A wonderful but at times horribly frustrating tool for getting around the Tashkent, Uzbekistan. Well, really they’re my only way of getting around the city besides walking, so I have to love them.
If you ever find yourself in Tashkent, remember what I’m about to tell you. I’m not sure how you are supposed to figure half the survival skills of this city out if you are a tourist just here to visit for a few days. I surely would not have made it very far past the airport if I weren’t here to work and live.
There are a few labeled taxis, but mostly a taxi means a random person and their car stopping to pick you up and take you wherever you need to go. I was horrified at first. The thought of getting into a strangers car and being at their whim to take me wherever sounded frightening, especially as a woman. After the initial shock wore off I gave in, as I really have no other way of getting around. So every day I, at times reluctantly, stick my hand out and someone stops. The local rate for a ride is very cheap, between 1000-3000 soums (about $0.50 – $1.00). As a foreigner I tend to pay between 3000-5000 soums for a ride, depending on how far it is. So far no one has made me pay more or tried to cheat me.
During these rides I’ve learned a lot. Some of the men attempt to talk to me, there’s always lots of hand motioning and awkward laughs, others remain silent as I catch them glancing back at me in their mirror, most likely wondering about who I am and what I’m doing by myself. And on a few occasions I’ve been shown what true Uzbek hospitality looks like.
A few days ago I was having a difficult day.
I was trying to run some errands and felt like no one was understanding me and instead I was being pushed from one person to another, and still never getting an answer to any of my questions. I was also feeling sick, so I gave up on errands and decided to head for home. A man stops, I get in and off I go.
After a few minutes he starts speaking in English. Clearly my few Russian phrases for getting a taxi aren’t making me appear like a local. We chat and before long I’m gushing to him about all the challenges of my day. He tells me he has an uncle who knows someone that knows someone that can help me. And so it goes. As we pull up to my apartment I thank him for helping and try to pay. He quickly stops me and says, “you are a guest in my country, guests do not pay. And you are sick, go home.” I was so taken aback by his kindness and it quickly turned my day around. I don’t think he’ll ever know how much such a small gesture meant to me.

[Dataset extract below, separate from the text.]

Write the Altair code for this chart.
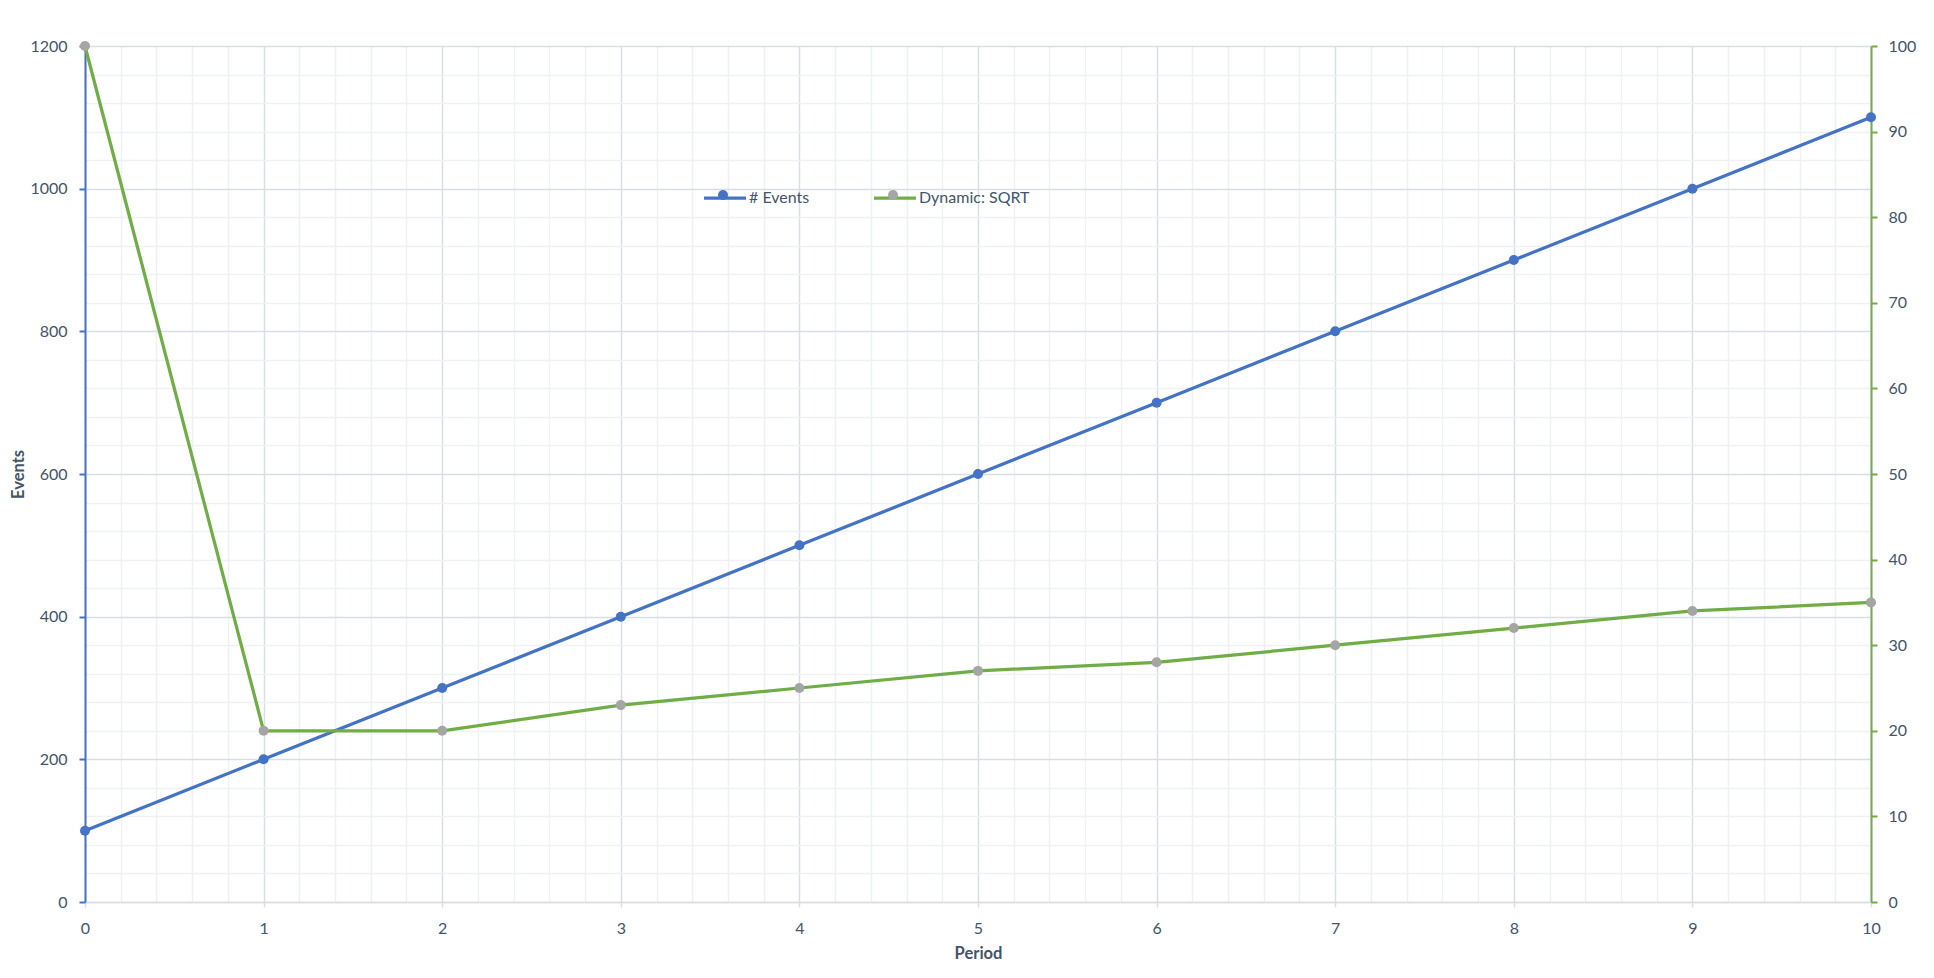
import altair as alt
import pandas as pd

# values
PERIODS = [0, 1, 2, 3, 4, 5, 6, 7, 8, 9, 10]
EVENTS = [100, 200, 300, 400, 500, 600, 700, 800, 900, 1000, 1100]
DYNAMIC_SQRT = [100, 20, 20, 23, 25, 27, 28, 30, 32, 34, 35]
SERIES = ["# Events", "Dynamic: SQRT"]

X_TICKS = [round(i * 0.2, 1) for i in range(51)]
Y_LEFT_TICKS = list(range(0, 1201, 40))
Y_RIGHT_TICKS = list(range(0, 101, 10))

BLUE = "#4472c4"
GREEN = "#70ad47"
GRAY_DOT = "#a5a5a5"
TEXT = "#44546a"
GRID_MAJOR = "#d9dde4"
GRID_MINOR = "#eff1f4"
FONT = "Lato"


def major(step):
    return f"datum.value % {step} === 0"


x_axis = alt.Axis(
    values=X_TICKS,
    title="Period",
    grid=True,
    gridColor=alt.condition(major(1), alt.value(GRID_MAJOR), alt.value(GRID_MINOR)),
    gridWidth=1.5,
    labelExpr=f"{major(1)} ? format(datum.value, 'd') : ''",
    labelFlush=False,
    labelOverlap=False,
    tickOpacity=alt.condition(major(1), alt.value(1), alt.value(0)),
    tickColor=GRID_MAJOR,
    tickSize=5,
    tickWidth=1.5,
    domainColor=GRID_MAJOR,
    domainWidth=1.5,
    labelPadding=13,
    labelFont=FONT,
    labelFontSize=16,
    labelColor=TEXT,
    titleFont=FONT,
    titleFontSize=16.5,
    titleFontWeight="bold",
    titleColor=TEXT,
    titlePadding=9,
)
x_enc = alt.X("Period:Q", scale=alt.Scale(domain=[0, 10], nice=False, zero=False), axis=x_axis)

line_legend = alt.Legend(
    orient="none", legendX=617, legendY=129, direction="horizontal", title=None,
    symbolType="stroke", symbolSize=1764, symbolStrokeWidth=3.25,
    labelFont=FONT, labelFontSize=16, labelColor=TEXT, labelOffset=1,
    columnPadding=57, padding=0,
)
dot_legend = alt.Legend(
    orient="none", legendX=633, legendY=144, direction="horizontal", title=None,
    symbolType="circle", symbolSize=100, symbolStrokeWidth=0,
    labelExpr="''", labelOffset=0, columnPadding=160, padding=0,
)

stroke = alt.Stroke("series:N", scale=alt.Scale(domain=SERIES, range=[BLUE, GREEN]), legend=line_legend)
fill = alt.Fill("series:N", scale=alt.Scale(range=[BLUE, GRAY_DOT]), legend=dot_legend)

events_df = pd.DataFrame({"Period": PERIODS, "value": EVENTS, "series": SERIES[0]})
dynamic_df = pd.DataFrame({"Period": PERIODS, "value": DYNAMIC_SQRT, "series": SERIES[1]})

y_left = alt.Y(
    "value:Q",
    scale=alt.Scale(domain=[0, 1200], nice=False),
    axis=alt.Axis(
        orient="left",
        values=Y_LEFT_TICKS,
        format="d",
        title="Events",
        grid=True,
        gridColor=alt.condition(major(200), alt.value(GRID_MAJOR), alt.value(GRID_MINOR)),
        gridWidth=1.5,
        labelExpr=f"{major(200)} ? datum.label : ''",
        labelOverlap=False,
        tickOpacity=alt.condition(major(200), alt.value(1), alt.value(0)),
        tickColor=BLUE,
        tickSize=6,
        tickWidth=2,
        domainColor=BLUE,
        domainWidth=2,
        labelPadding=12,
        labelFont=FONT,
        labelFontSize=16,
        labelColor=TEXT,
        titleFont=FONT,
        titleFontSize=16.5,
        titleFontWeight="bold",
        titleColor=TEXT,
        titlePadding=3,
    ),
)
y_right = alt.Y(
    "value:Q",
    scale=alt.Scale(domain=[0, 100], nice=False),
    axis=alt.Axis(
        orient="right",
        values=Y_RIGHT_TICKS,
        format="d",
        title=None,
        grid=False,
        tickColor=GREEN,
        tickSize=6,
        tickWidth=2,
        domainColor=GREEN,
        domainWidth=2,
        labelPadding=11,
        labelFont=FONT,
        labelFontSize=16,
        labelColor=TEXT,
    ),
)

events_line = alt.Chart(events_df).mark_line(strokeWidth=3.25).encode(x=x_enc, y=y_left, stroke=stroke)
events_pts = alt.Chart(events_df).mark_circle(size=100, opacity=1).encode(x=x_enc, y=y_left, fill=fill)
dynamic_line = alt.Chart(dynamic_df).mark_line(strokeWidth=3.25).encode(x=x_enc, y=y_right, stroke=stroke)
dynamic_pts = alt.Chart(dynamic_df).mark_circle(size=100, opacity=1).encode(x=x_enc, y=y_right, fill=fill)

chart = (
    alt.layer(alt.layer(events_line, events_pts), alt.layer(dynamic_line, dynamic_pts))
    .resolve_scale(y="independent")
    .properties(width=1786, height=856, padding={"left": 2, "top": 30, "right": 5, "bottom": 5})
    .configure_view(stroke=None)
)

chart.save("out.html", embed_options={"renderer": "svg", "actions": False})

It also showed me how important doing small things like that are. It’s easy to come to a country like this, feel frustrated, and begin over generalizing negative things about the people that live here. We are all guilty of doing that, even in our own country. It’s what I was beginning to do as my day had slowly started to deteriorate. I had to stop and remind myself that how I treat people here is very much going to influence their opinion about Americans, as much as how people treat me will influence what I begin to think. If I show kindness, like that taxi driver showed to me, even if it just changes just one persons mind, it can make an impact.
Flash forward to today.
I wanted to go to the Museum of Applied Arts, or Amaliy Sanat Muzeyi. I’d heard wonderful things about the building, wood carvings, Suzanis, and other Central Asian art. I wrote down the address in Russian, took a picture of a map to have on my phone, and left feeling adequately prepared to get a taxi there.
Four or five taxis later, no one seems to know what I’m talking about. I’m motioning painting, trying to say what I think may be museum in Russian. Nothing. Finally, a younger man stops and feels confident (I think) that he can at least drive around and figure out where it is. I start to worry when he’s pulling over to ask random people for directions. He then stops and gets out of the car to go and ask for directions. Should I just get out and start walking? Eventually he comes back laughing. The museum is apparently only a 5 minute walk behind my apartment building! I feel silly so I pay him a little extra for going so much out of his way.
As I walk through the high walls surrounding the courtyard my heart melts. The museum itself was constructed in the early 20th century and is the home of a former Russian diplomat who was a collector of national handicrafts. The wooden columns and walls are intricately carved wood that have been painted. At the bottom are colorfully lined painted tiles.